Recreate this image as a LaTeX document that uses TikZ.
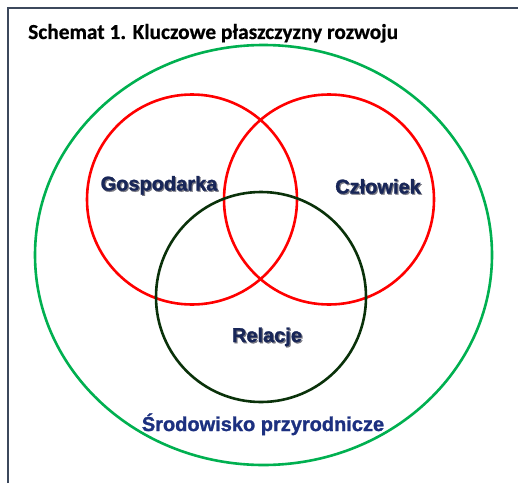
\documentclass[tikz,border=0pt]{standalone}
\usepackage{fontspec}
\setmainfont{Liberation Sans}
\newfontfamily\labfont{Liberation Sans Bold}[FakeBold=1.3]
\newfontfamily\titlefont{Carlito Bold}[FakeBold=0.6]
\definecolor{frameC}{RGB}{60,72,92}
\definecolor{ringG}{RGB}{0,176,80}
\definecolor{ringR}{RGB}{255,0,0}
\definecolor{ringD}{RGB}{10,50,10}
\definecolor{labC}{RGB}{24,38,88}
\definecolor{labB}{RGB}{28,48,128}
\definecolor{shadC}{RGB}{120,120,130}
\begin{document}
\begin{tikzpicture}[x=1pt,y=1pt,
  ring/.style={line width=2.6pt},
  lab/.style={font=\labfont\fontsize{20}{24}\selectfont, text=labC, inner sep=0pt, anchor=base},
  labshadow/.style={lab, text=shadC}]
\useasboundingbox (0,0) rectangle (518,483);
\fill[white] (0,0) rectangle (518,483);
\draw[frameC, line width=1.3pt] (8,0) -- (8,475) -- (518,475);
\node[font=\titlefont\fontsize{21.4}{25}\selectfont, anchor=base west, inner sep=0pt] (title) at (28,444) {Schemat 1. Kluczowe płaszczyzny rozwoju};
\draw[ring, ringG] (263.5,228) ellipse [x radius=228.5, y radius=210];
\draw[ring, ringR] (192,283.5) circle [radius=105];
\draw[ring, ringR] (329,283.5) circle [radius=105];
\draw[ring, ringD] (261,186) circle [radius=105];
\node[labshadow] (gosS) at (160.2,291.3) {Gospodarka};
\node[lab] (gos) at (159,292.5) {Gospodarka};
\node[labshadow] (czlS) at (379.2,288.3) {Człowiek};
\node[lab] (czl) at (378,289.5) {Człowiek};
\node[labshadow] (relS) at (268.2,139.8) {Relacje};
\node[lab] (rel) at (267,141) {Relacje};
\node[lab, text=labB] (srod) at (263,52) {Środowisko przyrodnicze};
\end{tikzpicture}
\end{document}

* * *

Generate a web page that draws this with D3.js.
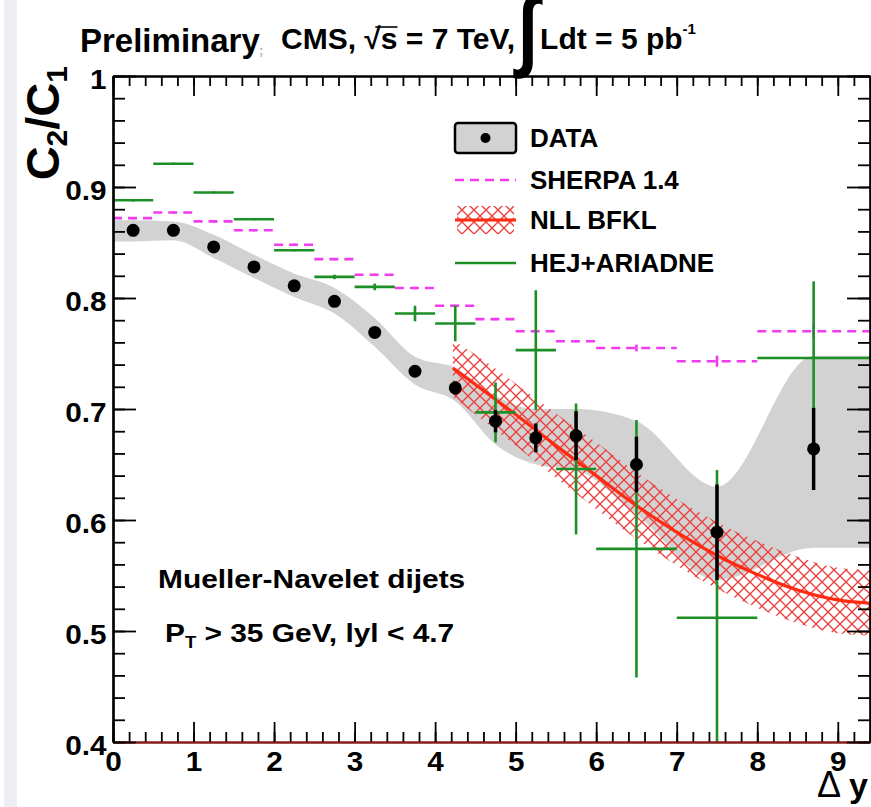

* * *

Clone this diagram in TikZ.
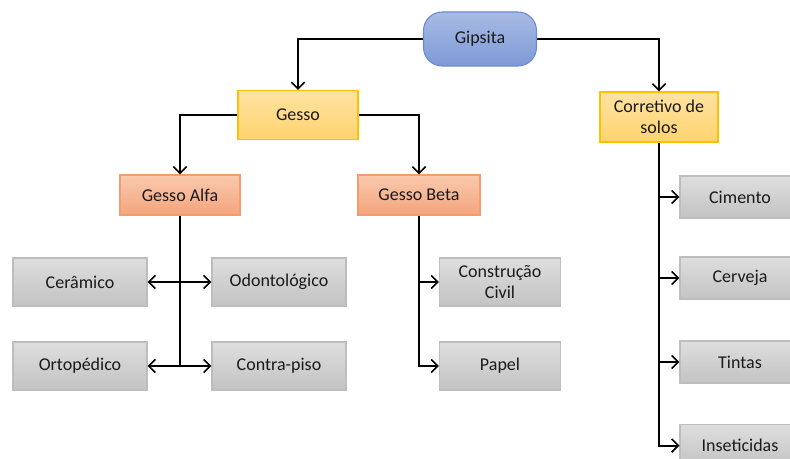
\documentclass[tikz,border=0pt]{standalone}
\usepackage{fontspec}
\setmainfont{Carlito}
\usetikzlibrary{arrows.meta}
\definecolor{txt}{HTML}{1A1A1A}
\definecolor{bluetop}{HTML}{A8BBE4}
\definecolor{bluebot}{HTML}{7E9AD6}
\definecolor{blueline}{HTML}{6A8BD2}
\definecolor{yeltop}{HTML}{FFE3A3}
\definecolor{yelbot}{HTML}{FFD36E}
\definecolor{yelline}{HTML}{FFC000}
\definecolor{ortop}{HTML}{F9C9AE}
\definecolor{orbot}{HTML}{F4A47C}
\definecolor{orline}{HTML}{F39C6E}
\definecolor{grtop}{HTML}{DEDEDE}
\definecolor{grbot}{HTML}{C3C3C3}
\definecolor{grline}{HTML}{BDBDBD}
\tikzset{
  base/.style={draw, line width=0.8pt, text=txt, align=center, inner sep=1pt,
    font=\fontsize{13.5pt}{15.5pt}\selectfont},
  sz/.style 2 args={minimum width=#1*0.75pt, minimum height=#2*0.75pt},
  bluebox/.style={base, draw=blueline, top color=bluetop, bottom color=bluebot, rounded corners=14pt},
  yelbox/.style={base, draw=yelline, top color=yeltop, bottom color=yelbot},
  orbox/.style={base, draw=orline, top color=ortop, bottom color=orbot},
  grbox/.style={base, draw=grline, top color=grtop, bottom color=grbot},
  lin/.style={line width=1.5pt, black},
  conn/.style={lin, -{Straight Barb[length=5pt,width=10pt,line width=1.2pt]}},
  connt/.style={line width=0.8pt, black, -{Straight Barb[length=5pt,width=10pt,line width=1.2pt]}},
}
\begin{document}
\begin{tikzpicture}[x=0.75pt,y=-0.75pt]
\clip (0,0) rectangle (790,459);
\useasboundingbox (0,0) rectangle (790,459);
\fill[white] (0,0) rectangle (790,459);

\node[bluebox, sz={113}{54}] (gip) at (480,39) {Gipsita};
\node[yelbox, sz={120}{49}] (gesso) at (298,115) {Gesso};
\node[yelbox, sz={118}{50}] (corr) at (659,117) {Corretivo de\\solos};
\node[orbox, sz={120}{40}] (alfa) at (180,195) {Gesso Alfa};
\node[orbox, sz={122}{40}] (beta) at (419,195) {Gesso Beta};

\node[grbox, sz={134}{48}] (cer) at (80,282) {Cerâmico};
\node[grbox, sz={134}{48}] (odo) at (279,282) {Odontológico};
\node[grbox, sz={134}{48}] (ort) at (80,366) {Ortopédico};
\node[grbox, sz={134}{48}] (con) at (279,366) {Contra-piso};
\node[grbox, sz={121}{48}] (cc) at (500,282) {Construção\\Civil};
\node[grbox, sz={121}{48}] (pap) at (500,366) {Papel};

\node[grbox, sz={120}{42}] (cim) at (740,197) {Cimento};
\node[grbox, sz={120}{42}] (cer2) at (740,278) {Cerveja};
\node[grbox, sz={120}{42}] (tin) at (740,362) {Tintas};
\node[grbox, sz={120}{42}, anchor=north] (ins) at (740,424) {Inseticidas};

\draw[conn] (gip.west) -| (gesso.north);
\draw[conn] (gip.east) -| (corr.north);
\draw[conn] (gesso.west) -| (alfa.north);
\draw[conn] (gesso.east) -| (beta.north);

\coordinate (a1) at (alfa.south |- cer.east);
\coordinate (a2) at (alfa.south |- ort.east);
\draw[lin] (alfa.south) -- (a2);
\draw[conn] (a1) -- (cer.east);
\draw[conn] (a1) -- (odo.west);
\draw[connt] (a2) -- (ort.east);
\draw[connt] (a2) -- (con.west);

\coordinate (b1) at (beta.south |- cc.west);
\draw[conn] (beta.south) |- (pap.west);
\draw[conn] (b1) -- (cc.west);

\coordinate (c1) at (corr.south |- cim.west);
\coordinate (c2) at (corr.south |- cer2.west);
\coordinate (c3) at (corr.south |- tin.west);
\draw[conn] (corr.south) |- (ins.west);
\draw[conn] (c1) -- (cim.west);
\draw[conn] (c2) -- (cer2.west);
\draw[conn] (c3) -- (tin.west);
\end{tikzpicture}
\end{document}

The exercise
Pick out every line with the string "that" and copy it.

Answer below
Recreate this image as a LaTeX document that uses TikZ.
Generate a web page that draws this with D3.js.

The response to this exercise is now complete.